5 August 2017

Ethiopia: Oilibya Expands With 17 More Stations

OiLibya, one of the biggest fuel suppliers in the country, has made the most significant expansion in eight years by opening 17 additional petrol stations with an estimated cost of 75 million Br in partnership with individual developers. This will raise the number of stations of OiLibya to 167.

The Company already opened five stations last month; two are in Addis Abeba, and the remaining are located in five regional states. The remaining petrol stations will be opened in the next four months.

The new stations opened in Addis Abeba are located in Gorro and Hanna Mariam Sefer. The three others are in Azezo in Gondar, Elala in Meqelle, and Sebeta in Oromia Regional State. Within the next few months, the Company will have the other stations in Asosa, Meqelle, Gondar, Dilla, Yabelo, Borena, Tulu Dimtu and other places.

OiLibya provides infrastructure, technical support and supplies the oil it receives from the Ethiopian Petroleum Supply Enterprise (EPSE) to individual developers, who join with land to plant the stations and develop the facilities. The Company also maintains, repairs and replaces station equipment whenever there is damage as far as the contract upholds.

The Company is pursuing this path because it could not afford to lease land and the lower profit margin that exists in the country does not encourage to fully own stations, according to Eshetu Zeleke, a retail manager at OiLibya.

OiLibya gets a profit of 0.9 cents a litre in the Ethiopian market, and its partners enjoy a profit margin of 0.7 cents a litre.
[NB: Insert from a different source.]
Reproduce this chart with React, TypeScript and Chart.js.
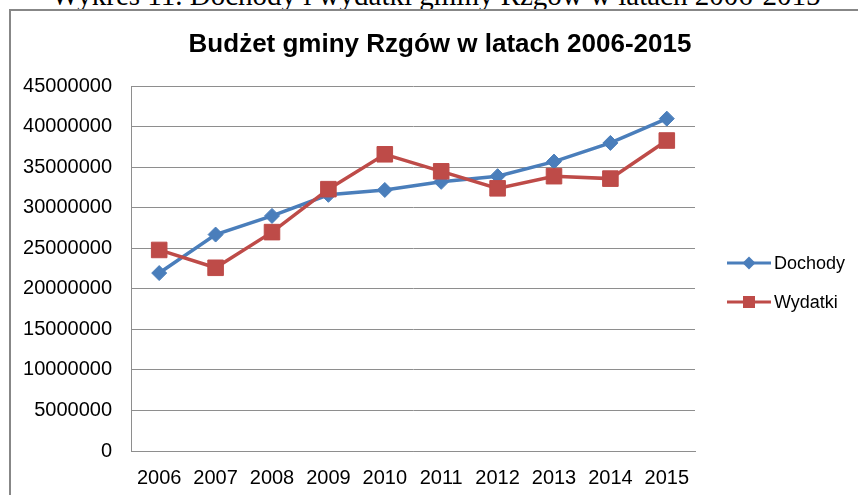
import React, { useEffect, useRef } from "react";
import { Chart, registerables } from "chart.js";

Chart.register(...registerables);

const caption = "Wykres 11. Dochody i wydatki gminy Rzgów w latach 2006-2015";
const title = "Budżet gminy Rzgów w latach 2006-2015";
const years = ["2006", "2007", "2008", "2009", "2010", "2011", "2012", "2013", "2014", "2015"];
const dochody = [21950000, 26700000, 29000000, 31600000, 32200000, 33200000, 33900000, 35700000, 38000000, 41000000];
const wydatki = [24800000, 22600000, 27000000, 32300000, 36600000, 34500000, 32400000, 33900000, 33600000, 38300000];
const seriesNames = ["Dochody", "Wydatki"];
const yMax = 45000000;
const yStep = 5000000;

const BLUE = "#4A7EBB";
const RED = "#BE4B48";
const GRID = "#8e8e8e";
const FONT = "'Liberation Sans', Arial, sans-serif";

const legendPlugin = {
  id: "excelLegend",
  afterDraw(chart: any) {
    const ctx = chart.ctx;
    const items = [
      { name: seriesNames[0], color: BLUE, shape: "diamond", y: 263 },
      { name: seriesNames[1], color: RED, shape: "square", y: 302 },
    ];
    ctx.save();
    for (const it of items) {
      ctx.strokeStyle = it.color;
      ctx.fillStyle = it.color;
      ctx.lineWidth = 3;
      ctx.beginPath();
      ctx.moveTo(727, it.y);
      ctx.lineTo(771, it.y);
      ctx.stroke();
      const cx = 749;
      ctx.beginPath();
      if (it.shape === "diamond") {
        const r = 6.5;
        ctx.moveTo(cx, it.y - r);
        ctx.lineTo(cx + r, it.y);
        ctx.lineTo(cx, it.y + r);
        ctx.lineTo(cx - r, it.y);
        ctx.closePath();
      } else {
        const h = 6;
        ctx.rect(cx - h, it.y - h, 2 * h, 2 * h);
      }
      ctx.fill();
      ctx.fillStyle = "#000";
      ctx.font = `18px ${FONT}`;
      ctx.textBaseline = "middle";
      ctx.textAlign = "left";
      ctx.fillText(it.name, 774, it.y + 1);
    }
    ctx.restore();
  },
};

export default function App() {
  const ref = useRef<HTMLCanvasElement | null>(null);

  useEffect(() => {
    if (!ref.current) return;
    const chart = new Chart(ref.current, {
      type: "line",
      data: {
        labels: years,
        datasets: [
          {
            label: seriesNames[0],
            data: dochody,
            borderColor: BLUE,
            backgroundColor: BLUE,
            borderWidth: 3.5,
            pointStyle: "rectRot",
            pointRadius: 7.5,
            pointBorderWidth: 1,
            tension: 0,
            order: 1,
          },
          {
            label: seriesNames[1],
            data: wydatki,
            borderColor: RED,
            backgroundColor: RED,
            borderWidth: 3.5,
            pointStyle: "rect",
            pointRadius: 11,
            pointBorderWidth: 1,
            tension: 0,
            order: 0,
          },
        ],
      },
      options: {
        responsive: false,
        animation: false,
        layout: { padding: { left: 22, right: 0, top: 0, bottom: 0 } },
        plugins: {
          legend: { display: false },
          tooltip: { enabled: false },
          title: {
            display: true,
            text: title,
            color: "#000",
            font: { family: FONT, size: 26, weight: "bold" },
            padding: { top: 29, bottom: 26 },
          },
        },
        scales: {
          x: {
            offset: true,
            grid: { display: false, drawTicks: false, offset: true },
            border: { display: true, color: GRID, width: 1 },
            ticks: { color: "#000", font: { family: FONT, size: 20 }, padding: 15, maxRotation: 0 },
            afterFit: (s: any) => {
              s.height = 44;
            },
          },
          y: {
            min: 0,
            max: yMax,
            grid: { color: GRID, lineWidth: 1, drawTicks: false },
            border: { display: true, color: GRID, width: 1 },
            ticks: {
              stepSize: yStep,
              color: "#000",
              font: { family: FONT, size: 20 },
              padding: 19,
              callback: (v: any) => String(v),
            },
            afterFit: (s: any) => {
              s.width = 109;
            },
          },
          yRight: {
            position: "right",
            display: true,
            grid: { display: false, drawOnChartArea: false, drawTicks: false },
            border: { display: false },
            ticks: { display: false },
            afterFit: (s: any) => {
              s.width = 163;
            },
          },
        },
      },
      plugins: [legendPlugin],
    } as any);
    return () => chart.destroy();
  }, []);

  return (
    <div
      style={{
        position: "fixed",
        left: 0,
        top: 0,
        width: 858,
        height: 495,
        overflow: "hidden",
        background: "#fff",
      }}
    >
      <div
        style={{
          position: "absolute",
          left: 0,
          width: 872,
          top: -19,
          textAlign: "center",
          fontFamily: "'Liberation Serif', 'Times New Roman', serif",
          fontSize: 29,
          lineHeight: "29px",
          whiteSpace: "nowrap",
          color: "#000",
        }}
      >
        {caption}
      </div>
      <div
        style={{
          position: "absolute",
          left: 9,
          top: 9,
          width: 900,
          height: 600,
          borderLeft: "2px solid #878787",
          borderTop: "2px solid #878787",
        }}
      />
      <canvas ref={ref} width={858} height={495} style={{ position: "absolute", left: 0, top: 0 }} />
    </div>
  );
}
Out of the 3.5 billion litres of petroleum consumed in Ethiopia last year, OiLibya provided one billion litres, which indicates the company supplied 280,000 litres a day. The number of oil imports has been growing by six percent annually, reaching 3.4 metric tonnes in 2016/17.

There are 17 oil companies, having 800 stations throughout the country. OiLibya, Total, National Oil Company (NOC) and Yetebaberut Beherawi Petroleum (YBP) are the biggest petroleum suppliers in Ethiopia and control 85pc to 90pc of share in the market.

However, the existence of alleged illegal transactions are becoming significant challenges for companies like OiLibya, according to Eshetu.

"There are legally licensed companies selling 18 million litres of petroleum monthly to the market without running a station," said Eshetu. "The government doesn't carefully follow these companies to check to whom they supply and whether they pay taxes properly."

Kiros Alemayehu, acting communications director at the Ministry of Mines, Petroleum & Natural Gas (MoMPNG), is not aware of the challenge raised by Eshetu.

"Assessment is needed to be assured that there are such transactions in the market," he said. "I can't tell right now."

OiLibya, a brand name for Libya Oil Holdings, previously was owned by Tamoil Africa.

The Company has a presence in 18 African countries where the people and government of Libya have a significant share in the company. It joined the Ethiopian market nine years ago after fully acquiring Shell Ethiopia and Djibouti Petroleum Retail Businesses.